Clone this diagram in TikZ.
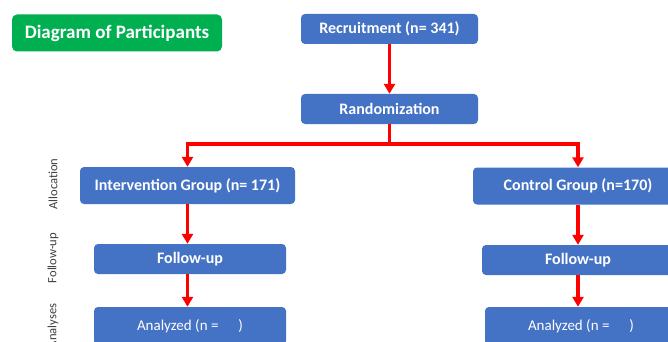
\documentclass[tikz,border=0pt]{standalone}
\usepackage{fontspec}
\setmainfont{Carlito}
\usetikzlibrary{arrows.meta}
\definecolor{boxblue}{HTML}{4472C4}
\definecolor{titlegreen}{HTML}{00B050}
\definecolor{flowred}{HTML}{FF0000}
\definecolor{sidegray}{HTML}{404040}
\begin{document}
\begin{tikzpicture}[x=1pt, y=-1pt,
    bluebox/.style={fill=boxblue, rounded corners=4pt, text=white, font=\fontsize{16}{18}\selectfont\bfseries, inner sep=0pt},
    flow/.style={draw=flowred, line width=3.6pt, -{Triangle[length=10pt,width=11pt]}},
    flowline/.style={draw=flowred, line width=3.6pt},
    sidelabel/.style={rotate=90, text=sidegray, font=\fontsize{12.6}{14}\selectfont}]
    \clip (0, 0) rectangle (668, 342);
    \fill[white] (0, 0) rectangle (668, 342);

    % title
    \node[fill=titlegreen, rounded corners=5pt, text=white, minimum width=210pt, minimum height=37pt, inner sep=0pt,
          font=\fontsize{19}{21}\selectfont\bfseries] (title) at (117, 33) {Diagram of Participants};

    % top of the chart
    \node[bluebox, minimum width=177pt, minimum height=30pt] (recruit) at (389.5, 29) {Recruitment (n= 341)};
    \node[bluebox, minimum width=177pt, minimum height=30pt] (random) at (389.5, 109) {Randomization};
    \coordinate (split) at (389.5, 144);

    % the two groups
    \node[bluebox, minimum width=215pt, minimum height=37pt] (interv) at (187.5, 185.5) {Intervention Group (n= 171)};
    \node[bluebox, minimum width=210pt, minimum height=37pt] (control) at (578, 186) {Control Group (n=170)};

    \node[bluebox, minimum width=192pt, minimum height=30pt] (followL) at (190, 259) {Follow-up};
    \node[bluebox, minimum width=192pt, minimum height=30pt] (followR) at (578, 260) {Follow-up};

    \node[bluebox, minimum width=192pt, minimum height=38pt, font=\fontsize{15}{17}\selectfont] (analyL) at (190, 326) {Analyzed (n = \hspace{1.1em})};
    \node[bluebox, minimum width=192pt, minimum height=38pt, font=\fontsize{15}{17}\selectfont] (analyR) at (581, 326) {Analyzed (n = \hspace{1.1em})};

    % arrows
    \draw[flow] (recruit) -- (random);
    \draw[flowline] (random) -- (split);
    \draw[flow] (split) -| (interv.north);
    \draw[flow] (split) -| (control.north);

    \draw[flow] (interv.south) -- (interv.south |- followL.north);
    \draw[flow] (interv.south |- followL.south) -- (interv.south |- analyL.north);
    \draw[flow] (control.south) -- (followR);
    \draw[flow] (followR) -- (followR |- analyR.north);

    % stages on the left
    \node[sidelabel] (allocation) at (53, 184) {Allocation};
    \node[sidelabel] (followup) at (53, 258) {Follow-up};
    \node[sidelabel] (analyses) at (53, 326) {Analyses};
\end{tikzpicture}
\end{document}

■ ■ ■ ■ ■

__Written task__
Go through the data above and transcribe it in full, omitting any image.

__Response__
Clone this diagram in TikZ.
\documentclass[tikz,border=0pt]{standalone}
\usepackage{fontspec}
\setmainfont{Carlito}
\usetikzlibrary{arrows.meta}
\definecolor{boxblue}{HTML}{4472C4}
\definecolor{titlegreen}{HTML}{00B050}
\definecolor{flowred}{HTML}{FF0000}
\definecolor{sidegray}{HTML}{404040}
\begin{document}
\begin{tikzpicture}[x=1pt, y=-1pt,
    bluebox/.style={fill=boxblue, rounded corners=4pt, text=white, font=\fontsize{16}{18}\selectfont\bfseries, inner sep=0pt},
    flow/.style={draw=flowred, line width=3.6pt, -{Triangle[length=10pt,width=11pt]}},
    flowline/.style={draw=flowred, line width=3.6pt},
    sidelabel/.style={rotate=90, text=sidegray, font=\fontsize{12.6}{14}\selectfont}]
    \clip (0, 0) rectangle (668, 342);
    \fill[white] (0, 0) rectangle (668, 342);

    % title
    \node[fill=titlegreen, rounded corners=5pt, text=white, minimum width=210pt, minimum height=37pt, inner sep=0pt,
          font=\fontsize{19}{21}\selectfont\bfseries] (title) at (117, 33) {Diagram of Participants};

    % top of the chart
    \node[bluebox, minimum width=177pt, minimum height=30pt] (recruit) at (389.5, 29) {Recruitment (n= 341)};
    \node[bluebox, minimum width=177pt, minimum height=30pt] (random) at (389.5, 109) {Randomization};
    \coordinate (split) at (389.5, 144);

    % the two groups
    \node[bluebox, minimum width=215pt, minimum height=37pt] (interv) at (187.5, 185.5) {Intervention Group (n= 171)};
    \node[bluebox, minimum width=210pt, minimum height=37pt] (control) at (578, 186) {Control Group (n=170)};

    \node[bluebox, minimum width=192pt, minimum height=30pt] (followL) at (190, 259) {Follow-up};
    \node[bluebox, minimum width=192pt, minimum height=30pt] (followR) at (578, 260) {Follow-up};

    \node[bluebox, minimum width=192pt, minimum height=38pt, font=\fontsize{15}{17}\selectfont] (analyL) at (190, 326) {Analyzed (n = \hspace{1.1em})};
    \node[bluebox, minimum width=192pt, minimum height=38pt, font=\fontsize{15}{17}\selectfont] (analyR) at (581, 326) {Analyzed (n = \hspace{1.1em})};

    % arrows
    \draw[flow] (recruit) -- (random);
    \draw[flowline] (random) -- (split);
    \draw[flow] (split) -| (interv.north);
    \draw[flow] (split) -| (control.north);

    \draw[flow] (interv.south) -- (interv.south |- followL.north);
    \draw[flow] (interv.south |- followL.south) -- (interv.south |- analyL.north);
    \draw[flow] (control.south) -- (followR);
    \draw[flow] (followR) -- (followR |- analyR.north);

    % stages on the left
    \node[sidelabel] (allocation) at (53, 184) {Allocation};
    \node[sidelabel] (followup) at (53, 258) {Follow-up};
    \node[sidelabel] (analyses) at (53, 326) {Analyses};
\end{tikzpicture}
\end{document}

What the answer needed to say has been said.